■ Work to be completed
Starting at the first line of the listing below, repeat each line up to and including the one containing "import * as". Leave out pictures.

■ Supplied material
· · · · · · ·

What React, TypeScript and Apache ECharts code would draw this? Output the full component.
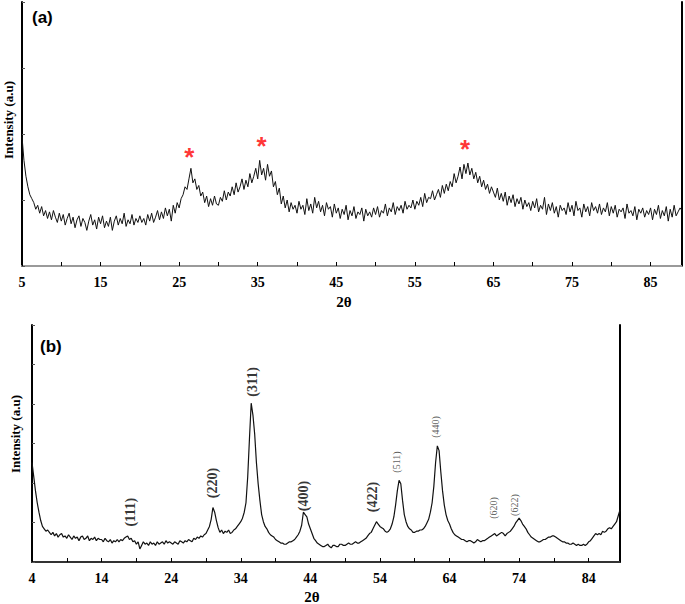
import React, { useEffect, useRef } from "react";
import * as echarts from "echarts";

// ---------- Panel (a) data: 2θ scan from 5° in 0.25° steps ----------
const scanStartA = 5;
const scanStepA = 0.25;
const intensityA = [
  49, 40, 34, 30, 27, 25.5, 24, 21.5, 23, 20, 22.5, 19, 21, 18, 20.5, 17.5, 21, 18.5, 16.5, 20,
  17, 19.5, 15.5, 18, 20, 16, 18.5, 14.5, 17.5, 19, 15, 18, 16.5, 13.5, 17, 19.5, 15.5, 17.5, 14, 18.5,
  16, 19, 14.5, 17, 15, 18.5, 13.5, 17, 19, 15.5, 18, 16, 20, 15, 17.5, 16, 19.5, 15.5, 18, 16.5,
  19, 16.5, 18, 15.5, 19.5, 17, 20, 16.5, 18.5, 21, 17.5, 20.5, 18, 22, 19, 21.5, 17, 23, 20, 24,
  22, 25.5, 27, 30, 29, 33, 37, 31.5, 33, 29, 30.5, 26.5, 28, 24, 26.5, 22.5, 25.5, 23, 26.5, 23.5,
  23, 26, 24.5, 28.5, 25, 28, 26.5, 30, 27, 31.5, 28, 30, 33, 29, 32.5, 30, 35, 31.5, 34, 37,
  33, 40, 34.5, 37, 32.5, 38.5, 34, 36, 30, 32, 27, 29.5, 23.5, 26.5, 22, 25, 20.5, 24, 21.5, 23,
  20, 24.5, 21.5, 23, 19.5, 25.5, 21, 23.5, 20, 26, 22, 24.5, 20.5, 23, 19, 24, 21.5, 22.5, 18.5, 23.5,
  20, 22, 18, 21.5, 19.5, 23, 17.5, 21, 19, 22.5, 18, 20.5, 19.5, 22, 17, 21.5, 19, 20.5, 18.5, 22,
  19.5, 22.5, 18.5, 21, 20, 23.5, 19, 22, 20.5, 24, 19.5, 22.5, 21, 23, 20, 24.5, 21.5, 23, 22, 25,
  21.5, 24.5, 23, 26, 22.5, 27.5, 24, 26, 25.5, 28.5, 25, 27, 29, 26, 30.5, 27.5, 31, 28.5, 32, 30,
  35, 31.5, 34, 37.5, 33, 38.5, 35, 39, 34.5, 37, 33, 35.5, 31.5, 34, 30, 32.5, 29, 31, 27.5, 30,
  28, 26, 29.5, 25, 27.5, 24.5, 28, 23, 26.5, 24, 27, 22.5, 25.5, 23.5, 26, 21.5, 25, 22.5, 24, 21,
  24.5, 22, 25.5, 20.5, 23, 21.5, 26, 19.5, 23.5, 21, 24, 20, 22.5, 18.5, 23, 21, 22, 19.5, 24, 20.5,
  23, 19, 24.5, 21, 22, 18.5, 23.5, 20.5, 22.5, 19, 24, 21, 22.5, 20, 23.5, 19.5, 22, 20.5, 24, 19,
  22.5, 20, 23, 18.5, 21.5, 20.5, 22, 18, 23.5, 20, 21, 19, 22.5, 17.5, 21.5, 20, 22, 18.5, 21, 19.5,
  22, 17.5, 21.5, 19.5, 23, 18, 21, 19, 22.5, 17, 21.5, 18.5, 23, 19, 20.5, 22, 21,
];
const asteriskX = [26.3, 35.5, 61.4];
const asteriskY = [44, 48, 46.8];
const xTicksA = [5, 15, 25, 35, 45, 55, 65, 75, 85];

// ---------- Panel (b) data: 2θ scan from 4° in 0.25° steps ----------
const scanStartB = 4;
const scanStepB = 0.25;
const intensityB = [
  42, 36, 30, 25, 21, 17.5, 15, 14, 13, 13.5, 12.5, 11.5, 12.5, 11, 12, 10.5, 11.5, 12, 10.5, 11,
  10, 11.5, 10.5, 9.5, 11, 10, 10.5, 9, 10.5, 11, 9.5, 10, 11, 9, 10, 9.5, 10.5, 9, 10, 9.5,
  9.5, 8.5, 10, 9, 8.5, 9.5, 8, 9, 8.5, 9.5, 8.5, 9.5, 9, 10, 10.5, 11, 9.5, 10, 8.5, 9,
  7.5, 8.5, 5.5, 7, 8.5, 7.5, 8, 7, 8.5, 7.5, 8, 7, 8.5, 7.5, 8, 8.5, 7.5, 9, 8, 8.5,
  8, 7.5, 8.5, 8, 7.5, 9, 8.5, 8, 9, 8.5, 9.5, 9, 8.5, 10, 9.5, 10.5, 10, 11, 10.5, 11.5,
  12, 13.5, 15, 18, 23, 21, 17.5, 14.5, 12.5, 13.5, 12, 13, 12.5, 13.5, 12, 12.5, 13.5, 14, 15, 16,
  17, 18.5, 21, 25, 36, 52, 67, 62, 54, 42, 33, 26, 20, 17, 15, 14, 12.5, 11.5, 11, 10.5,
  9.5, 9, 8.5, 8, 8, 7.5, 7.5, 8, 8.5, 8.5, 9, 9.5, 10.5, 11.5, 13, 15.5, 21, 20, 19, 16,
  14, 12, 10, 9, 8, 7.5, 7, 6.5, 6.5, 7, 7.5, 6.5, 6, 7, 7, 6.5, 6.5, 7.5, 7.5, 7,
  7, 7.5, 8, 7.5, 7.5, 8, 8.5, 8, 8, 8.5, 9, 9.5, 10, 11, 12, 12.5, 14, 15.5, 17, 16,
  15, 14.5, 14, 13, 12.5, 13, 14, 16, 19, 24, 30, 34.5, 33, 26, 20, 17, 15, 14, 13.5, 12.5,
  12.5, 13, 13, 13.5, 13.5, 14, 15, 16.5, 18, 21, 25, 32, 42, 49, 47, 38, 30, 24, 20, 17.5,
  16, 14, 12.5, 11.5, 11, 10.5, 10, 9.5, 9.5, 9, 8.5, 9, 9, 8.5, 8, 8.5, 9.5, 9, 8.5, 9,
  9, 9.5, 10, 10.5, 11, 11.5, 12, 11, 11.5, 12, 12.5, 12, 11, 12, 12.5, 13, 14, 15, 16.5, 17.5,
  18.5, 17.5, 16, 15, 14, 12.5, 11.5, 10.5, 10, 9.5, 9, 8.5, 8.5, 9, 9.5, 9.5, 10, 10.5, 10.5, 11,
  11, 10.5, 10, 9.5, 9, 8.5, 8.5, 8, 8, 7.5, 7.5, 8, 7.5, 7, 7.5, 7, 7, 7.5, 7, 7.5,
  8.5, 9, 10, 11, 12, 11.5, 12, 11.5, 13, 12.5, 13, 14, 14.5, 14, 15, 16, 17, 19.5, 22,
];
const hklLabels = ["(111)", "(220)", "(311)", "(400)", "(422)", "(511)", "(440)", "(620)", "(622)"];
const hklX = [18.1, 30.0, 35.65, 43.0, 53.0, 56.4, 62.0, 70.3, 73.4];
const hklY = [21, 33.3, 76, 27.8, 27.4, 42.2, 57, 22.8, 24];
const xTicksB = [4, 14, 24, 34, 44, 54, 64, 74, 84];

const SERIF = "'Liberation Serif', 'Times New Roman', serif";
const SANS = "'Liberation Sans', Arial, sans-serif";

export default function App() {
  const ref = useRef<HTMLDivElement>(null);

  useEffect(() => {
    if (!ref.current) return;
    const chart = echarts.init(ref.current, undefined, { renderer: "svg" });

    const lineA = intensityA.map((v, i) => [scanStartA + i * scanStepA, v]);
    const lineB = intensityB.map((v, i) => [scanStartB + i * scanStepB, v]);
    const smallSet = new Set(["(511)", "(440)", "(620)", "(622)"]);

    const baseXAxis = (grid: number, min: number, max: number, ticks: number[]) => ({
      gridIndex: grid,
      type: "value",
      min,
      max,
      interval: 5,
      axisLine: { show: true, lineStyle: { color: "#000", width: 2 } },
      axisTick: { show: true, inside: true, length: 4, lineStyle: { color: "#000", width: 1 } },
      axisLabel: {
        show: true,
        margin: 9,
        color: "#000",
        fontFamily: SERIF,
        fontWeight: "bold",
        fontSize: 14,
        formatter: (v: number) => (ticks.some((t) => Math.abs(t - v) < 1e-6) ? String(v) : ""),
      },
      splitLine: { show: false },
    });

    const borderX = (grid: number, min: number, max: number, color: string) => ({
      gridIndex: grid,
      type: "value",
      position: "top",
      min,
      max,
      axisLine: { show: true, lineStyle: { color, width: 2 } },
      axisTick: { show: false },
      axisLabel: { show: false },
      splitLine: { show: false },
    });

    const leftY = (grid: number, interval: number) => ({
      gridIndex: grid,
      type: "value",
      min: 0,
      max: 100,
      interval,
      axisLine: { show: true, lineStyle: { color: "#000", width: 2 } },
      axisTick: { show: true, inside: true, length: 3, lineStyle: { color: "#555", width: 1 } },
      axisLabel: { show: false },
      splitLine: { show: false },
    });
    const rightY = (grid: number) => ({
      gridIndex: grid,
      type: "value",
      position: "right",
      min: 0,
      max: 100,
      axisLine: { show: true, lineStyle: { color: "#000", width: 2 } },
      axisTick: { show: false },
      axisLabel: { show: false },
      splitLine: { show: false },
    });

    const option: any = {
      animation: false,
      backgroundColor: "#fff",
      grid: [
        { left: 22, top: 2, width: 660, height: 264 },
        { left: 32, top: 325, width: 588, height: 237 },
      ],
      xAxis: [
        baseXAxis(0, 5, 89, xTicksA),
        baseXAxis(1, 4, 88.5, xTicksB),
        borderX(0, 5, 89, "#9a9a9a"),
        borderX(1, 4, 88.5, "#333"),
      ],
      yAxis: [leftY(0, 25), leftY(1, 100 / 6), rightY(0), rightY(1)],
      series: [
        {
          type: "line",
          xAxisIndex: 0,
          yAxisIndex: 0,
          data: lineA,
          symbol: "none",
          lineStyle: { color: "#111", width: 1 },
          silent: true,
        },
        {
          type: "line",
          xAxisIndex: 1,
          yAxisIndex: 1,
          data: lineB,
          symbol: "none",
          lineStyle: { color: "#111", width: 1.2 },
          silent: true,
        },
        {
          type: "scatter",
          xAxisIndex: 0,
          yAxisIndex: 0,
          symbolSize: 0,
          silent: true,
          data: asteriskX.map((x, i) => ({ value: [x, asteriskY[i]], name: "*" })),
          label: {
            show: true,
            position: "inside",
            formatter: "{b}",
            color: "#ff0000",
            fontFamily: SANS,
            fontWeight: "bold",
            fontSize: 26,
            offset: [0, 7],
          },
        },
        {
          type: "scatter",
          xAxisIndex: 1,
          yAxisIndex: 1,
          symbolSize: 0,
          silent: true,
          data: hklX.map((x, i) => {
            const small = smallSet.has(hklLabels[i]);
            return {
              value: [x, hklY[i]],
              name: hklLabels[i],
              label: small
                ? { fontSize: 10, fontWeight: "normal", color: "#333" }
                : { fontSize: 14, fontWeight: "bold", color: "#000" },
            };
          }),
          label: {
            show: true,
            position: "inside",
            formatter: "{b}",
            rotate: 90,
            fontFamily: SERIF,
          },
        },
      ],
      graphic: [
        {
          type: "text",
          left: 32,
          top: 9,
          style: { text: "(a)", fontFamily: SANS, fontWeight: "bold", fontSize: 17, fill: "#000" },
        },
        {
          type: "text",
          left: 40,
          top: 338,
          style: { text: "(b)", fontFamily: SANS, fontWeight: "bold", fontSize: 17, fill: "#000" },
        },
        {
          type: "text",
          x: 8,
          y: 120,
          rotation: Math.PI / 2,
          style: {
            text: "Intensity (a.u)",
            fontFamily: SERIF,
            fontWeight: "bold",
            fontSize: 13,
            fill: "#000",
            align: "center",
            verticalAlign: "middle",
          },
        },
        {
          type: "text",
          x: 15,
          y: 434,
          rotation: Math.PI / 2,
          style: {
            text: "Intensity (a.u)",
            fontFamily: SERIF,
            fontWeight: "bold",
            fontSize: 13,
            fill: "#000",
            align: "center",
            verticalAlign: "middle",
          },
        },
        {
          type: "text",
          x: 344,
          y: 302,
          style: {
            text: "2θ",
            fontFamily: SERIF,
            fontWeight: "bold",
            fontSize: 15,
            fill: "#000",
            align: "center",
            verticalAlign: "middle",
          },
        },
        {
          type: "text",
          x: 312,
          y: 597,
          style: {
            text: "2θ",
            fontFamily: SERIF,
            fontWeight: "bold",
            fontSize: 15,
            fill: "#000",
            align: "center",
            verticalAlign: "middle",
          },
        },
      ],
    };

    chart.setOption(option);
    return () => chart.dispose();
  }, []);

  return (
    <div
      ref={ref}
      style={{ position: "absolute", left: 0, top: 0, width: 685, height: 604, background: "#fff" }}
    />
  );
}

· · · · · · ·

■ Result of this task
What React, TypeScript and Apache ECharts code would draw this? Output the full component.
import React, { useEffect, useRef } from "react";
import * as echarts from "echarts";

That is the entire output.